Despite being a compatriot of Ché Guevara, Maradona is an unlikely revolutionary. He cheated at football but was forgiven on account of his genius on the field. He also screwed up with drugs and was forgiven for that, too, because he fought it and, so far, is overcoming it. But could he be a nail in George Bush's political coffin? Don't rule it out.
Anyone who has spent time in Latin America recently knows Mr Bush is the least popular US president among Latin Americans in history. Five Latin American countries have voted in left-of-centre governments since he took office. From the indigenous people through to the middle classes and even among the elite, Latin Americans increasingly seek not the American dream, but the Latin American dream. They are disillusioned with what Maradona yesterday called "the American Empire".

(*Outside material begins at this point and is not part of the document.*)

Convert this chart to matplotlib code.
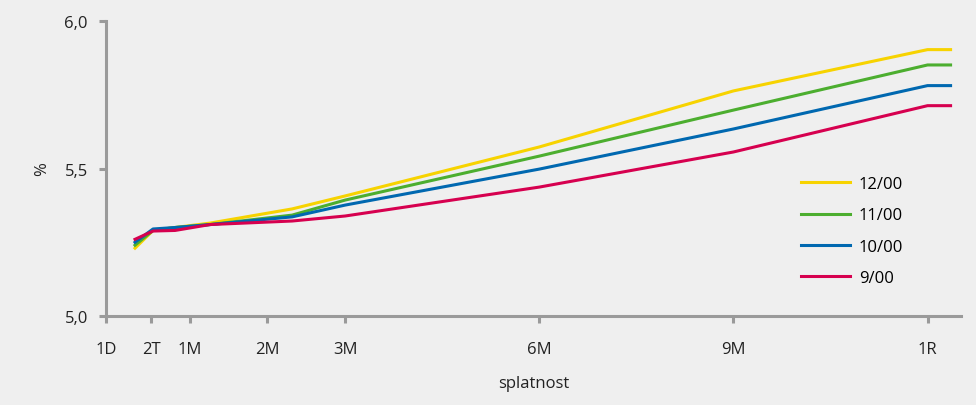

The so-called Fourth Summit of the Americas on Friday and yesterday was supposed to be about eradicating poverty and spreading democracy. With all respect to the diplomatic envoys and the hundreds of millions of pounds spent on making the summit happen, little significant was ever going to come out of it. As it turned out, the theme of "Bush, get out!" was eerily reminiscent of the "Yanqui, go home" of the Eighties in Nicaragua, El Salvador, Guatemala and Honduras, where the US attempted to prop up military-backed regimes.
While Mr Bush jetted in with an entourage of advisers, diplomats, soldiers and secret service men of unheard-of proportions, Maradona and Mr Bush's new nemesis, Hugo "the new Castro" Chavez, President of oil-soaked Venezuela, rumbled in on a "peace train" from Buenos Aires. Mr Chavez, who calls Bush Señor Peligro (Mr Danger) and has accused him of planning to invade Venezuela for its oil, made his point by first attending a parallel, anti-Bush "People's Summit".
"If [Mister Bush] is desperate enough to invade us, he will find himself in a 100-year war," Mr Chavez, a retired army colonel, said. Behind Mr Chavez in the city's multi-sports stadium was an enormous portrait of Guevara. In front of him were 25,000 people and banners telling Bush that "YOU are the terrorist" and comparing him with Hitler for his policies in Iraq.
Even the mayor of Mar del Plata, Daniel Katz, was upset that Mr Bush was there. "Bush probably doesn't even know that people here are so solidly against him," he said. Mr Katz earlier this year described the American President as "the most disagreeable man on the planet".
Before Mr Bush left last night for Brazil, around 1,000 protesters, ostensibly separate from the "People's Summit" of Maradona and Mr Chavez, burned US flags and smashed shop windows in Mar del Plata.